И надо ли возводить непробиваемую стену между верой мужика и верой русского истинно «культурного человека», человека мысли и сознания?
«Всего обиднее тут ссылка на народ, — писал Салтыков по поводу толстовской «Исповеди», — народ вовсе не думает о самосовершенствовании... а просто верует. Верует в три вещи: в свой труд, в творчество природы и в то, что жизнь не есть озорство. Это и вера и в то же время дело, то есть дело в форме, доступной народу». Такой же была и вера Салтыкова: непреклонная вера в то, что жизнь не есть озорство, что жизнь дана человеку, чтобы честно и истово совершить свое дело, свой труд. Такая жизнь требует ясного сознания и ответственности, если надо — самоотречения и жертвы. Она захватывает всего человека.
Главным делом жизни стало для Салтыкова литературное дело. В последнем своем письме — завещании сыну он так и писал: «Паче всего люби родную литературу и звание литератора предпочитай всякому другому».
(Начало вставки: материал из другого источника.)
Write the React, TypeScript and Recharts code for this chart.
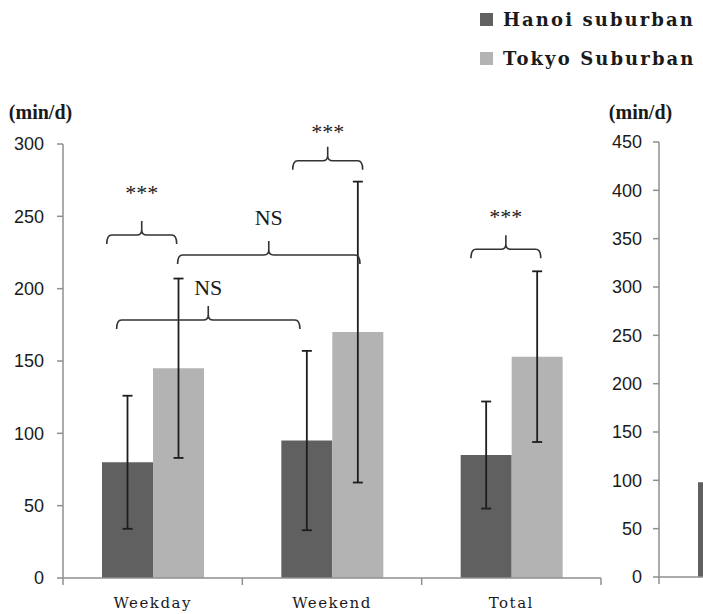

Михаил Евграфович Салтыков прожил, в общем, не столь уж длинную жизнь, — в особенности если сравнить его с такими писателями, как, например, Гончаров или Лев Толстой. За три с небольшим месяца до смерти, ему исполнилось всего лишь шестьдесят три года.
И тем не менее это была долгая жизнь, ибо вся она до предела отдавалась неустанной, не прерывавшейся буквально ни на мгновение, литературной работе, общественной и редакторской деятельности, а, главное, была насыщена постоянным, ярчайшим горением беспокойной мысли — все более проникновенной, глубокой и беспощадно трезвой, имевшей в предмете своем лишь одно — искание истины.
В итоге — как результат необыкновенной, почти аскетической, самодисциплины, осознанной и целеустремленной «выделки» характера — сложилась личность огромного величия и силы, личность гениального мыслителя и художника, «сатирического старца», которого «трепещет вся литература», по словам Достоевского. «Ювеналова бича» «сатирического старца» трепетала, однако, отнюдь не вся литература, и даже в первую очередь, не литература. Трепетали и ненавидели Салтыкова те общественные, политические, литературные силы, которые желали бы остановить русское общественное движение, поставить на нем «точку», повернуть вспять; те силы, которые, руководствуясь в конце концов своими корыстными целями, объективно вели Россию к застою, падению и гибели. Салтыкова трепетали и боялись прежде и больше всего власть имущие. «Ювеналов бич» — его главное и грозное оружие — клал свою «неизгладимую печать» на «лица бесстыдно-бледные» и «лбы широко-медные» (Пушкин) царских бюрократов, вдохновителей и деятелей дворянской реакции, буржуазных хищников, только что народившихся тогда в России.